Alice Gardner had become a good friend. She was the daughter of Thomas Gardner, a farmer and proprietor of the village grocery store. For his 1933 paper in The Maine Bulletin on Gilbert Patten [3], J. L. Cutler visited Corinna and interviewed Gertrude Nutter. She knew Alice and remembered her as “the most brilliant student at CUA, she possessed distinct talents for music and painting.” [3]
Some of you may remember Gertrude Nutter. I remember her well. She was a customer on my paper route. She lived in the second house up on Pleasant Street (St. Alband Road).
One day Bill Patten said to his son, “William, the time has come when you’ll have to earn some money.” Most people now called him William. Realizing that he did need a job William visited around the town with a notebook gathering local news. From this he wrote a “breezy Corinna newsletter” and sent it to the editor of “The Eastern Herald, a weekly newspaper published in Buxton.”. He enclosed a letter asking for a job. [7]

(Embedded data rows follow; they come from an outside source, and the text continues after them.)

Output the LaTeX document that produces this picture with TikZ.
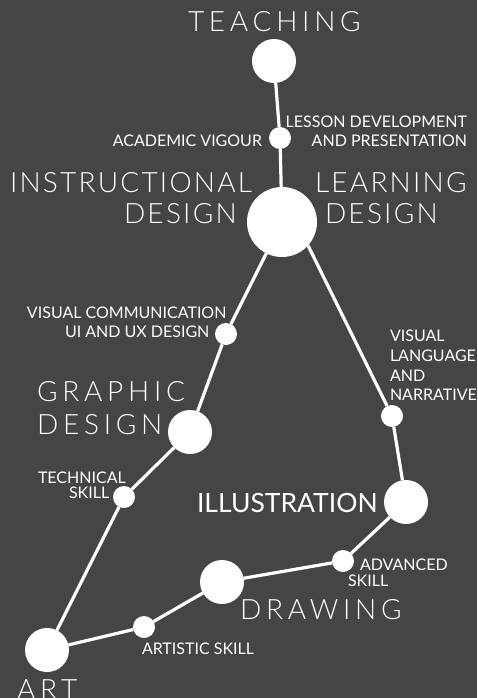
\documentclass[tikz,border=0pt]{standalone}
\usepackage{fontspec}
\setmainfont{Lato}
\newfontfamily\titlefont[LetterSpace=17]{Lato Light}
\newfontfamily\narrowtitle[LetterSpace=8]{Lato Light}
\definecolor{bg}{RGB}{69,69,72}
\begin{document}
\begin{tikzpicture}[x=1pt,y=-1pt,
  every node/.style={inner sep=0pt,outer sep=0pt,text=white},
  big/.style={circle,fill=white,minimum size=70pt},
  mid/.style={circle,fill=white,minimum size=44pt},
  dot/.style={circle,fill=white,minimum size=22pt},
  link/.style={draw=white,line width=3.2pt},
  title/.style={anchor=base west,font=\titlefont\fontsize{28}{30}\selectfont},
  ntitle/.style={anchor=base west,font=\narrowtitle\fontsize{28}{30}\selectfont},
  small/.style={anchor=base west,font=\fontsize{16}{18}\selectfont}]
\fill[bg] (0,0) rectangle (477,698);
\useasboundingbox (0,0) rectangle (477,698);
% circles
\node[mid] (teach) at (274,61) {};
\node[dot] (acad) at (280,138) {};
\node[big] (core) at (282,222) {};
\node[dot] (vc) at (226,334) {};
\node[mid] (gd) at (190,432) {};
\node[dot] (tech) at (124,497) {};
\node[mid] (art) at (47,650) {};
\node[dot] (artis) at (144,627) {};
\node[mid] (draw) at (222,582) {};
\node[dot] (adv) at (343,561) {};
\node[mid] (ill) at (406,502) {};
\node[dot] (vl) at (392,416) {};
% links
\draw[link] (teach) -- (acad) -- (core);
\draw[link] (core) -- (vc) -- (gd) -- (tech) -- (art) -- (artis) -- (draw) -- (adv) -- (ill) -- (vl) -- (core.-42);
% titles
\node[title] (tTeach) at (188,32) {TEACHING};
\node[ntitle] (tInstr) at (10,192) {INSTRUCTIONAL};
\node[ntitle] (tDes1) at (124,223) {DESIGN};
\node[ntitle] (tLearn) at (315,192) {LEARNING};
\node[ntitle] (tDes2) at (325,223) {DESIGN};
\node[title] (tGraph) at (37,401) {GRAPHIC};
\node[title] (tDes3) at (37,434) {DESIGN};
\node[anchor=base west,font=\fontsize{26.5}{30}\selectfont] (tIll) at (197,512) {ILLUSTRATION};
\node[title] (tDraw) at (240,619) {DRAWING};
\node[title] (tArt) at (17,699) {ART};
% small labels
\node[small,anchor=base east] (lAcad) at (262,146.7) {ACADEMIC VIGOUR};
\node[small,anchor=base east] (lLes1) at (467,127.7) {LESSON DEVELOPMENT};
\node[small,anchor=base east] (lLes2) at (467,146.7) {AND PRESENTATION};
\node[small] (lVc1) at (27,318.3) {VISUAL COMMUNICATION};
\node[small] (lVc2) at (65,337.3) {UI AND UX DESIGN};
\node[small] (lTech1) at (38,483.3) {TECHNICAL};
\node[small] (lTech2) at (69,498.3) {SKILL};
\node[small] (lVl1) at (390,341.7) {VISUAL};
\node[small] (lVl2) at (390,361.7) {LANGUAGE};
\node[small] (lVl3) at (390,381) {AND};
\node[small] (lVl4) at (390,400) {NARRATIVE};
\node[small] (lAdv1) at (360,570.7) {ADVANCED};
\node[small] (lAdv2) at (348,586.7) {SKILL};
\node[small] (lArtis) at (142,654) {ARTISTIC SKILL};
\end{tikzpicture}
\end{document}
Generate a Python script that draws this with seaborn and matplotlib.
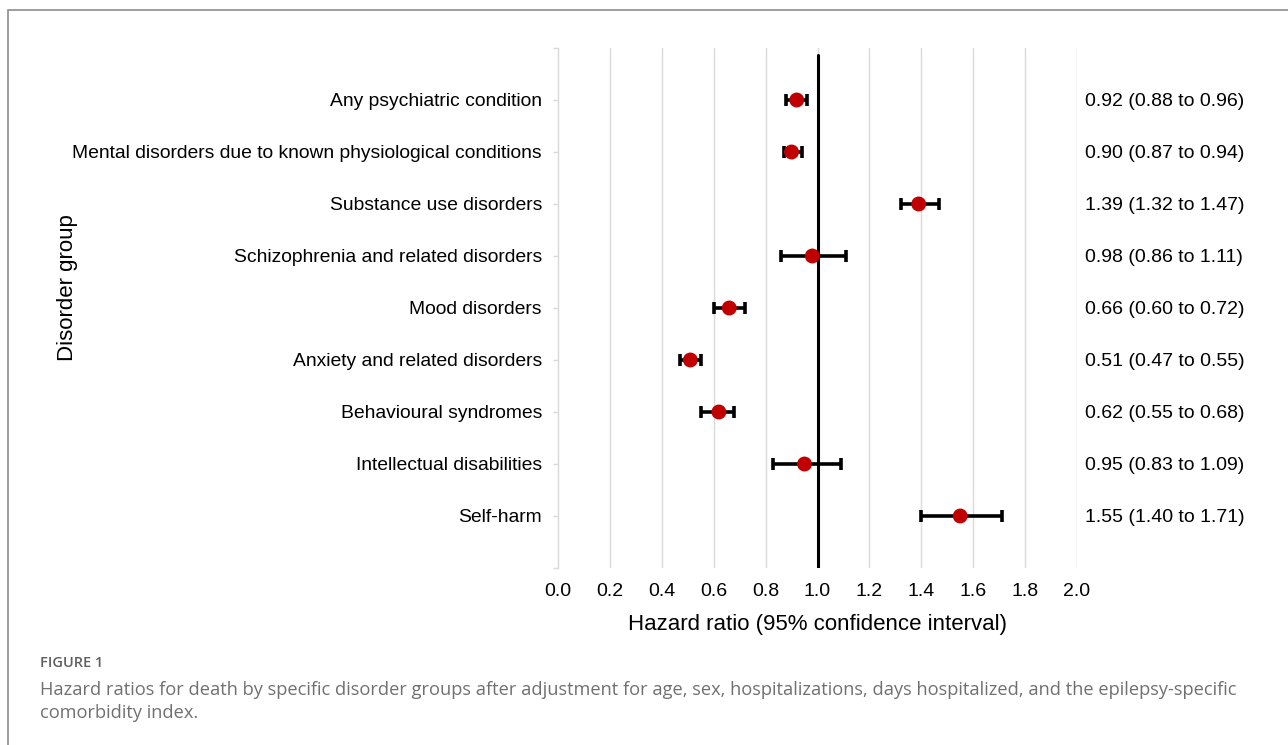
import seaborn as sns
import matplotlib.pyplot as plt
from matplotlib.patches import Rectangle
import pandas as pd
import numpy as np

groups = ['Any psychiatric condition',
          'Mental disorders due to known physiological conditions',
          'Substance use disorders',
          'Schizophrenia and related disorders',
          'Mood disorders',
          'Anxiety and related disorders',
          'Behavioural syndromes',
          'Intellectual disabilities',
          'Self-harm']
hr = [0.92, 0.90, 1.39, 0.98, 0.66, 0.51, 0.62, 0.95, 1.55]
ci_low = [0.88, 0.87, 1.32, 0.86, 0.60, 0.47, 0.55, 0.83, 1.40]
ci_high = [0.96, 0.94, 1.47, 1.11, 0.72, 0.55, 0.68, 1.09, 1.71]
x_ticks = [0.0, 0.2, 0.4, 0.6, 0.8, 1.0, 1.2, 1.4, 1.6, 1.8, 2.0]

df = pd.DataFrame({'group': groups, 'hr': hr, 'lo': ci_low, 'hi': ci_high})
df['pos'] = np.arange(len(df))

sns.set_theme(style='white')
plt.rcParams['font.family'] = ['Liberation Sans', 'DejaVu Sans']
plt.rcParams['text.color'] = 'black'
plt.rcParams['axes.labelcolor'] = 'black'
plt.rcParams['xtick.color'] = 'black'
plt.rcParams['ytick.color'] = 'black'

fig = plt.figure(figsize=(12.88, 7.45), dpi=100)
ax = fig.add_axes([558 / 1288, 1 - 568 / 745, (1077 - 558) / 1288, 520 / 745])

# light vertical gridlines
for xv in x_ticks[1:]:
    ax.axvline(xv, color='#d9d9d9', lw=1, zorder=0)
ax.axvline(1.0, ymax=(568 - 55) / 520, color='black', lw=2.2, zorder=1)

ax.errorbar(df['hr'], df['pos'], xerr=[df['hr'] - df['lo'], df['hi'] - df['hr']],
            fmt='none', ecolor='black', elinewidth=2.6, capsize=4.5, capthick=2.6, zorder=2)
sns.scatterplot(data=df, x='hr', y='pos', ax=ax, color='#c00000', s=115,
                edgecolor='none', zorder=3, legend=False)

ax.set_xlim(0, 2.0)
ax.set_ylim(len(df), -1)
ax.set_xticks(x_ticks)
ax.set_xticklabels([f'{v:.1f}' for v in x_ticks], fontsize=14)
ax.set_yticks(np.arange(-1, len(df) + 1))
ax.set_yticklabels([''] + groups + [''], fontsize=13.85)
ax.tick_params(axis='y', length=3.6, width=1, color='#d9d9d9', labelcolor='black', pad=8, left=True)
ax.tick_params(axis='x', length=0, pad=11, labelcolor='black')
for side in ['top', 'right', 'bottom']:
    ax.spines[side].set_visible(False)
ax.spines['left'].set_color('#d9d9d9')
ax.spines['left'].set_linewidth(1)

ax.set_xlabel('Hazard ratio (95% confidence interval)', fontsize=16, labelpad=10)
ax.set_ylabel('Disorder group', fontsize=16, labelpad=0)
ax.yaxis.set_label_coords(-0.925, 0.54)

for _, row in df.iterrows():
    ax.annotate(f"{row['hr']:.2f} ({row['lo']:.2f} to {row['hi']:.2f})",
                xy=(1.015, row['pos']), xycoords=('axes fraction', 'data'),
                xytext=(0, -0.8), textcoords='offset points',
                va='center', ha='left', fontsize=14, color='black')

# outer frame
fig.patches.append(Rectangle((8 / 1288, -0.01), 1.1, 1 - 10 / 745 + 0.01,
                             transform=fig.transFigure, fill=False,
                             edgecolor='#8c8c8c', lw=1.2))

fig.text(40 / 1288, 1 - 663 / 745, 'FIGURE 1', fontsize=10.5, color='#5f5f5f',
         family=['Open Sans', 'DejaVu Sans'], va='center', weight='semibold')
fig.text(40 / 1288, 1 - 690 / 745,
         'Hazard ratios for death by specific disorder groups after adjustment for age, sex, '
         'hospitalizations, days hospitalized, and the epilepsy-specific',
         fontsize=13.15, color='#707070', family=['Open Sans', 'DejaVu Sans'], va='center')
fig.text(40 / 1288, 1 - 713 / 745, 'comorbidity index.',
         fontsize=13.15, color='#707070', family=['Open Sans', 'DejaVu Sans'], va='center')

fig.savefig('out.png', dpi=100)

Patten changed some of the names of people, places, and businesses in the autobiography. I think The Eastern Herald was actually The Eastern State newspaper published in Dexter by Orin Fitzgerald Jr. from 1882 to 1892. Through a couple of later mergers this paper would eventually become today’s The Eastern Gazette. [12]
The job was not what William expected. Most of his time was spent working with the printer. There was very little news gathering. Due to controversy caused by an article the editor at the time was forced to leave the paper. He offered the job of editor to William. Feeling it would take him away from his ambition to be a writer he turned it down. His friend Alice, who also worked at the paper as a typesetter, told him he was missing the chance of a lifetime. “You are crazy to turn it down!”, she said. [7]
Soon after a new editor came to the paper, William quit and got a job at the “Cottsfield, Maine Advertiser. (This was probably the Pittsfield Advertiser, first published in 1882.) [15] He moved to Pittsfield and roomed with the owner. Again most of his work there was related to printing. He was disappointed but determined to do his best and learn the business. There was little time for reading or writing. Realizing he was again on the “wrong path” he left the job at the Advertiser and moved back to Corinna.